Input Stories

Input Stories

Court Rejects NEPA Challenge to Rhode Island Wind Farm


A federal judge upheld the Department of the Interior’s reviews of a Rhode Island wind farm, rejecting claims that it didn’t sufficiently account for harms to the environment or local historic sites—as well as scenic views (E&E News, subscription).

  • The decision is a win for proponents of commonsense environmental regulation—like the NAM—who cheered the Supreme Court’s 2025 ruling that reined in abuses of the National Environmental Policy Act.

The ruling: Judge Amit Mehta of the U.S. District Court for the District of Columbia cited that ruling, which said that courts “should afford substantial deference and should not micromanage … agency choices so long as they fall within a broad zone of reasonableness.”

  • Mehta ruled that the DOI’s Bureau of Ocean Energy Management satisfied that requirement, having produced an assessment totaling 1,000 pages.
  • Taking into account effects on air and water, as well as local tourism, BOEM did make mitigation efforts, including requiring “a paint color that makes the structures less visible during the day.”
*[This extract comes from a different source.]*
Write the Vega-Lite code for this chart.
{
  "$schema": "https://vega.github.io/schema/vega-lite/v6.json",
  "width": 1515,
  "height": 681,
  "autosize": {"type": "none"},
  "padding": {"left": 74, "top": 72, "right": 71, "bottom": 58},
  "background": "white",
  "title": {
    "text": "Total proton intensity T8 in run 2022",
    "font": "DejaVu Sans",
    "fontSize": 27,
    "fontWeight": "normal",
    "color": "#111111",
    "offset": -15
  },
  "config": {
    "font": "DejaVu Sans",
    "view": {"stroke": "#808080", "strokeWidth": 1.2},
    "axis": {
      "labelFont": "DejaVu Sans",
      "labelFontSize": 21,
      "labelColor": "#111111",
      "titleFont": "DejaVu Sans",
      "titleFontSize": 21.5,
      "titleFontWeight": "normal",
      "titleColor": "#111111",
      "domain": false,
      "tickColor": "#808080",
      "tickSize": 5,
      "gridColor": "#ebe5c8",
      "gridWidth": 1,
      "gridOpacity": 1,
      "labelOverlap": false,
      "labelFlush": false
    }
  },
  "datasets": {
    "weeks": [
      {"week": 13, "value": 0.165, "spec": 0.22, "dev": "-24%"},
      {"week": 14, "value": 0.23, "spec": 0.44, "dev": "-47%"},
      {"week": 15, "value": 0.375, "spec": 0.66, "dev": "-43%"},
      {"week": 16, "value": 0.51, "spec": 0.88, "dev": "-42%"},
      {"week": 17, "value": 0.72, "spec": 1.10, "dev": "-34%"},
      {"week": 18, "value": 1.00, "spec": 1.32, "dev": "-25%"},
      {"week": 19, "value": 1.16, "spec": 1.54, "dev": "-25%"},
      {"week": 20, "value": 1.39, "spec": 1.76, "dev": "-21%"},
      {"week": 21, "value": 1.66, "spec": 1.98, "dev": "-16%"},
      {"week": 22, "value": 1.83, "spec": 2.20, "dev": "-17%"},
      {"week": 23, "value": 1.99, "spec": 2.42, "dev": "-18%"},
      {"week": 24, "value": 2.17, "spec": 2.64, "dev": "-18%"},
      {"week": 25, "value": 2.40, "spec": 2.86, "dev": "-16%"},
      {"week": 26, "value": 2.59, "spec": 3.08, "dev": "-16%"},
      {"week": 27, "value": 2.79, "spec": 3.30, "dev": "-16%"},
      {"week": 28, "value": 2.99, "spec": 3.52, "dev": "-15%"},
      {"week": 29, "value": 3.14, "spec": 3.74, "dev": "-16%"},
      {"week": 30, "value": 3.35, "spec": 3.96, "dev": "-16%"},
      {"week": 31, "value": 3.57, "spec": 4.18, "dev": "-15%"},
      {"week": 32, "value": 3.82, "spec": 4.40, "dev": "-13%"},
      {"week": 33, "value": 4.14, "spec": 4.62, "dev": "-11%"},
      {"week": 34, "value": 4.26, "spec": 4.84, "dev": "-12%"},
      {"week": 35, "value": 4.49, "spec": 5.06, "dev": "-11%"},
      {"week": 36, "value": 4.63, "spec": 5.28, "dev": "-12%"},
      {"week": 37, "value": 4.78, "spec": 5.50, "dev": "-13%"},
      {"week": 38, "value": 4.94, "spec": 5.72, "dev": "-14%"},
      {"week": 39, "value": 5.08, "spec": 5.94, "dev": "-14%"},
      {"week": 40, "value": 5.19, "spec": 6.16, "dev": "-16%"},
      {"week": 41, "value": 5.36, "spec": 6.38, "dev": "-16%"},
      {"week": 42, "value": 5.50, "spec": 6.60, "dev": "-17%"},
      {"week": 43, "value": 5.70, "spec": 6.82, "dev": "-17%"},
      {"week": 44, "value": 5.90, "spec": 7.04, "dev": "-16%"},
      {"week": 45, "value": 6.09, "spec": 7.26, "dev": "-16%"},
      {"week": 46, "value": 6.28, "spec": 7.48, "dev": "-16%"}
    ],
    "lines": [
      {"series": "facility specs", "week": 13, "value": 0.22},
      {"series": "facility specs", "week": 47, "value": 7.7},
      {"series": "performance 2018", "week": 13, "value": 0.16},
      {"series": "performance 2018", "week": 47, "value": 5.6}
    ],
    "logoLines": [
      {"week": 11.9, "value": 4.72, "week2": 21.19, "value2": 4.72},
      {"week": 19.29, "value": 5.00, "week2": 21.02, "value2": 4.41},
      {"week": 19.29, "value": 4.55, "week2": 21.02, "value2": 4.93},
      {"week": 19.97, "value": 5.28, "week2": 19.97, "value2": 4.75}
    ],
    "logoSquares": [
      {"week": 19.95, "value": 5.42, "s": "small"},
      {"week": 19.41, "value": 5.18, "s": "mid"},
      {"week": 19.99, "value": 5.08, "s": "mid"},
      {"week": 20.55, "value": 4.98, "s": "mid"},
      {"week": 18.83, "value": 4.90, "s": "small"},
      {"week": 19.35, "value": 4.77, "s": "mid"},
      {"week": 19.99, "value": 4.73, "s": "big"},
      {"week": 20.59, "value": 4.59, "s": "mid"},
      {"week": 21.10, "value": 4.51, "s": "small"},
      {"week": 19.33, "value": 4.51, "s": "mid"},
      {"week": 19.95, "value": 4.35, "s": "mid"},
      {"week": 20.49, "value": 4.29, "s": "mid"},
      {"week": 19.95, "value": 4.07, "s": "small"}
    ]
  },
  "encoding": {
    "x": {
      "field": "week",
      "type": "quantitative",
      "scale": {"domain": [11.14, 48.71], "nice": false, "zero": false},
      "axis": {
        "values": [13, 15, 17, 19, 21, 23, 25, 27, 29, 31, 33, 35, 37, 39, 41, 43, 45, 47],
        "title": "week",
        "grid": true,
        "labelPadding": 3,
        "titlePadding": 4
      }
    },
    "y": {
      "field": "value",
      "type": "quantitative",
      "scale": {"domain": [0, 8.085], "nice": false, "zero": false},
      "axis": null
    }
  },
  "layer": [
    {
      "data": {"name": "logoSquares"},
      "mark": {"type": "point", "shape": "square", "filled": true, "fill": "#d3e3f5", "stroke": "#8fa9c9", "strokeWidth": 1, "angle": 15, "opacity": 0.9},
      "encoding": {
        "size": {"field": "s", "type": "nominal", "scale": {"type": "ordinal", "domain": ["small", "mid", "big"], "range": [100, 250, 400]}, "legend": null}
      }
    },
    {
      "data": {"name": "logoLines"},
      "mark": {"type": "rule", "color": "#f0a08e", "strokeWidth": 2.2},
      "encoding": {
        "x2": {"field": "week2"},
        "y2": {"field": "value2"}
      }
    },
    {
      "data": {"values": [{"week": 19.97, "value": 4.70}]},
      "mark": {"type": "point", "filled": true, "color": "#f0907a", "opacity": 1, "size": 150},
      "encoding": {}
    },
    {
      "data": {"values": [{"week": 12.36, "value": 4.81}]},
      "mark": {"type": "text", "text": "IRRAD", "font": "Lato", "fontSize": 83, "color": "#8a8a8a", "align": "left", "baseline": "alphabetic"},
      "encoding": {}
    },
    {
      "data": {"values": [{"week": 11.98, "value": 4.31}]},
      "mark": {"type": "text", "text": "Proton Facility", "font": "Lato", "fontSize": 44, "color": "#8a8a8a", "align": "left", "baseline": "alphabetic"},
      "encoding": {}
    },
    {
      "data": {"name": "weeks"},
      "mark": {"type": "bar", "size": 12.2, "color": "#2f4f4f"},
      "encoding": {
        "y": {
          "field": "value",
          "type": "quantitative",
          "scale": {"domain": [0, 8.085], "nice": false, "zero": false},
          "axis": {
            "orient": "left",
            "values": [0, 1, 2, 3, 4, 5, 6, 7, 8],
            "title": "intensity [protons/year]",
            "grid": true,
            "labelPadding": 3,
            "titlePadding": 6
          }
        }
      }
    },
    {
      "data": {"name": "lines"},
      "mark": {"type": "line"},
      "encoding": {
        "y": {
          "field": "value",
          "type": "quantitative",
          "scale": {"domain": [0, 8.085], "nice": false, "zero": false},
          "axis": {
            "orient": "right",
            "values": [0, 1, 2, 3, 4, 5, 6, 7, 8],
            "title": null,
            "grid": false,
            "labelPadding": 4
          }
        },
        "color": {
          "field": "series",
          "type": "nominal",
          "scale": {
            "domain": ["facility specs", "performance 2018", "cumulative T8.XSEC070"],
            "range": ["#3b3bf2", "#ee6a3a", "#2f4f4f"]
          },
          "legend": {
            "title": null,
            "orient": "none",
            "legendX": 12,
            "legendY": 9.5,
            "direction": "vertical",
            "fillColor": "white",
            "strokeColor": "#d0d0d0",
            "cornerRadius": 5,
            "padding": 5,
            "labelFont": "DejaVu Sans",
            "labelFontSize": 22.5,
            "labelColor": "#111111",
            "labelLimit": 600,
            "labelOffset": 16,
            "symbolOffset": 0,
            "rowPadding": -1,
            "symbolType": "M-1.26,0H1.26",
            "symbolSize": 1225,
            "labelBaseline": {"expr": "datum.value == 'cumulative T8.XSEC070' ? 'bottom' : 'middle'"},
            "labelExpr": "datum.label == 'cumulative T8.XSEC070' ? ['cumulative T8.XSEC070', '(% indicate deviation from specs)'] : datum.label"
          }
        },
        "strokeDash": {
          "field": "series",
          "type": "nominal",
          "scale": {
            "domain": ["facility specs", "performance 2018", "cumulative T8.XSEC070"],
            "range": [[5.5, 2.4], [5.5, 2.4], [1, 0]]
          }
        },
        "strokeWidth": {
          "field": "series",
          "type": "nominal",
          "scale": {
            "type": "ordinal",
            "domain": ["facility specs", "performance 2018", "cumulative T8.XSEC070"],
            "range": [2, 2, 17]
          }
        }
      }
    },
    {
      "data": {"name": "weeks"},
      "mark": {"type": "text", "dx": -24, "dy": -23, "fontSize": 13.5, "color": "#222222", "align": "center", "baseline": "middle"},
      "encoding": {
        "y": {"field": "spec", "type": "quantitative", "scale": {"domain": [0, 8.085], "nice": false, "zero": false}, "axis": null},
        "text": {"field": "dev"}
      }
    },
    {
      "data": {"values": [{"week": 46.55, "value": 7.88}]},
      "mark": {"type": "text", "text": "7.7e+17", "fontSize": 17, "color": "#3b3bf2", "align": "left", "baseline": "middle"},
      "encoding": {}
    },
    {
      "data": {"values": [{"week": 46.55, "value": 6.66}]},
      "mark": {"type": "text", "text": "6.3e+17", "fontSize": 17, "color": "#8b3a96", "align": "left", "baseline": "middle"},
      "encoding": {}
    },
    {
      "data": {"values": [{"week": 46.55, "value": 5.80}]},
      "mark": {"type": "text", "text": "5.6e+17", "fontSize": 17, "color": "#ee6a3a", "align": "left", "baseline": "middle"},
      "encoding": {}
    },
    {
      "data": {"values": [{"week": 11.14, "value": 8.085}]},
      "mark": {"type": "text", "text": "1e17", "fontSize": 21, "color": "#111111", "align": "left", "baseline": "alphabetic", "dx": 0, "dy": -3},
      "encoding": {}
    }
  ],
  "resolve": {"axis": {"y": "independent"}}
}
Why it matters: The South Fork project, America’s first operational commercial-scale offshore wind farm, was completed in 2024.

  • “At full capacity, the approximately 130-megawatt wind farm is capable of producing enough power for about 70,000 homes per year, according to developer Ørsted.”

However… “Mehta did … advance claims raised by the nonprofit Green Oceans and a group of historic property owners against the Army Corps’ approval of a Clean Water Act permit for construction and dredging on the South Fork project.”